The appeal also says that voters have the right to know ahead of the upcoming March 2 election if Netanyahu can legally be appointed by President Reuven Rivlin after election day.

Supporters of Prime Minister Benjamin Netanyahu rally in Tel Aviv in support of his claim that prosecutors set to indict him on corruption charges were carrying out a ‘coup,’ November 26, 2019. (Miriam Alster/Flash90)

Netanyahu’s legal woes are partially responsible for an unprecedented year-long political deadlock that will see a third election in 11 months held on March 2, 2020. The election was called after Netanyahu twice failed to form a government, following the April 9 and September 17 elections. Challenger Benny Gantz of the Blue and White party also failed in his attempt to cobble together a ruling coalition last month.

The centrist Blue and White has refused to join a coalition either with Netanyahu as a prime minister under indictment or one that would require it to support parliamentary immunity for the longtime premier.

In a petition last month, the corruption watchdog Movement for Quality Government asked the High Court to force Netanyahu to resign outright. That appeal was tossed out in late November after both Mandelblit and the judge hearing the petition, Justice Yosef Elron, concluded that such a resignation had no practical meaning.

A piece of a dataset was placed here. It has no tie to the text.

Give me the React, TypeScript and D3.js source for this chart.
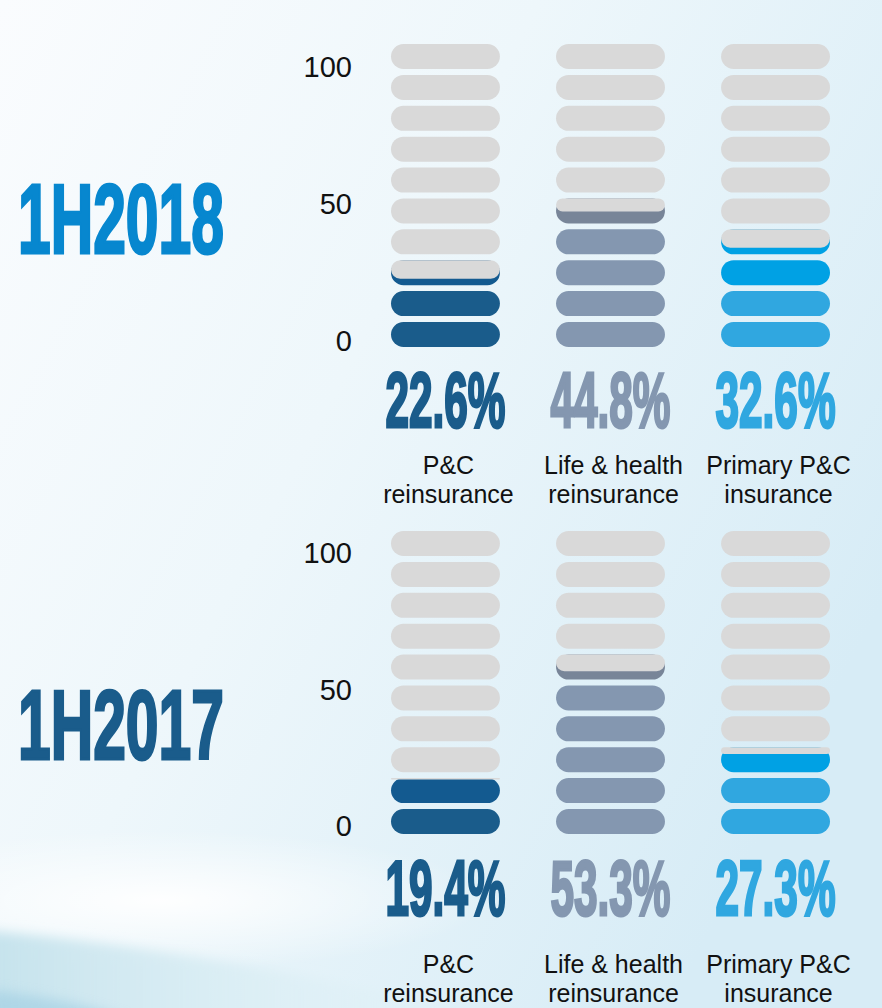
import React from 'react';
import { scaleBand, scaleLinear, range } from 'd3';

// values
const categories = [
  ['P&C', 'reinsurance'],
  ['Life & health', 'reinsurance'],
  ['Primary P&C', 'insurance'],
];
const periods = ['1H2018', '1H2017'];
const shares2018 = [22.6, 44.8, 32.6];
const shares2017 = [19.4, 53.3, 27.3];
const yTicks = [0, 50, 100];
const pillCount = 10;

const fullColors = ['#1a5c8b', '#8497b0', '#30a7e0'];
const partialColors = ['#135a90', '#788598', '#00a1e4'];
const accentFrom = [99, 99, 2];
const titleColors = ['#0787cf', '#1a5c8b'];
const emptyColor = '#d9d9d9';

const W = 882;
const H = 1008;

const panels = [
  { shares: shares2018, pill: [347, 44], axis: [341, 67], pctY: 427, catY: 474, titleY: 253 },
  { shares: shares2017, pill: [834, 531], axis: [826, 553], pctY: 915, catY: 973, titleY: 759 },
];

const sans = "'Liberation Sans', Arial, sans-serif";

function Column({ value, ci, x, w, yPill }) {
  const h = yPill.bandwidth();
  const full = Math.floor(value / 10);
  const frac = (value - full * 10) / 10;
  return (
    <g>
      {range(pillCount).map((i) => {
        const y = yPill(i);
        let fill = emptyColor;
        if (i < full) fill = i >= accentFrom[ci] ? partialColors[ci] : fullColors[ci];
        if (i === full && frac > 0) fill = partialColors[ci];
        const cover = (1 - frac) * h;
        return (
          <g key={i}>
            <rect x={x} y={y} width={w} height={h} rx={h / 2} fill={fill} />
            {i === full && frac > 0 && (
              <rect x={x} y={y} width={w} height={cover} rx={Math.min(h / 2, cover / 2)} fill={emptyColor} />
            )}
          </g>
        );
      })}
    </g>
  );
}

export default function App() {
  const x = scaleBand().domain(range(categories.length)).range([391, 830]).paddingInner(0.34);

  return (
    <svg width={W} height={H} style={{ position: 'absolute', left: 0, top: 0 }}>
      <defs>
        <linearGradient id="bg" x1="0" y1="0" x2="1" y2="0.6">
          <stop offset="0" stopColor="#fafcfe" />
          <stop offset="0.45" stopColor="#eef7fb" />
          <stop offset="1" stopColor="#d7ecf6" />
        </linearGradient>
        <linearGradient id="swoosh" x1="0" y1="0" x2="1" y2="0">
          <stop offset="0" stopColor="#c4e2ec" />
          <stop offset="0.6" stopColor="#dceff5" stopOpacity="0.6" />
          <stop offset="1" stopColor="#e4f2f8" stopOpacity="0" />
        </linearGradient>
        <radialGradient id="glow" cx="0.5" cy="0.5" r="0.5">
          <stop offset="0" stopColor="#ffffff" stopOpacity="0.95" />
          <stop offset="1" stopColor="#ffffff" stopOpacity="0" />
        </radialGradient>
        <filter id="soft" x="-20%" y="-50%" width="140%" height="200%">
          <feGaussianBlur stdDeviation="6" />
        </filter>
      </defs>
      <rect width={W} height={H} fill="url(#bg)" />
      <ellipse cx={160} cy={900} rx={330} ry={70} fill="url(#glow)" />
      <path d="M-20,930 C150,945 330,975 540,1030 L-20,1030 Z" fill="url(#swoosh)" filter="url(#soft)" />
      <path d="M-10,990 C40,996 80,1002 130,1020 L-10,1020 Z" fill="#9fcde2" opacity={0.6} filter="url(#soft)" />

      {panels.map((p, pi) => {
        const yPill = scaleBand().domain(range(pillCount)).range(p.pill).paddingInner(0.19);
        const yAxis = scaleLinear().domain([0, 100]).range(p.axis);
        return (
          <g key={pi}>
            <text
              transform={`translate(18,${p.titleY}) scale(0.6,1)`}
              fontFamily={sans}
              fontWeight="bold"
              fontSize={98}
              fill={titleColors[pi]}
              stroke={titleColors[pi]}
              strokeWidth={3}
            >
              {periods[pi]}
            </text>
            {yTicks.map((t) => (
              <text
                key={t}
                x={352}
                y={yAxis(t)}
                dy="0.36em"
                textAnchor="end"
                fontFamily={sans}
                fontSize={29}
                fill="#111"
              >
                {t}
              </text>
            ))}
            {p.shares.map((v, ci) => {
              const cx = x(ci) + x.bandwidth() / 2;
              return (
                <g key={ci}>
                  <Column value={v} ci={ci} x={x(ci)} w={x.bandwidth()} yPill={yPill} />
                  <text
                    transform={`translate(${cx},${p.pctY}) scale(0.55,1)`}
                    textAnchor="middle"
                    fontFamily={sans}
                    fontWeight="bold"
                    fontSize={77}
                    fill={fullColors[ci]}
                    stroke={fullColors[ci]}
                    strokeWidth={3}
                  >
                    {v.toFixed(1)}%
                  </text>
                  {categories[ci].map((line, li) => (
                    <text
                      key={li}
                      x={cx + 3}
                      y={p.catY + li * 29}
                      textAnchor="middle"
                      fontFamily={sans}
                      fontSize={25}
                      fill="#111"
                    >
                      {line}
                    </text>
                  ))}
                </g>
              );
            })}
          </g>
        );
      })}
    </svg>
  );
}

Mandelblit noted that Netanyahu’s current legal standing as interim prime minister — head of a caretaker government awaiting the successful conclusion of an election to be replaced by a full-fledged elected government — would not be changed by his resignation, as such a resignation, under law, triggers an election to select a new PM while the outgoing one remains in office with the same “interim” status.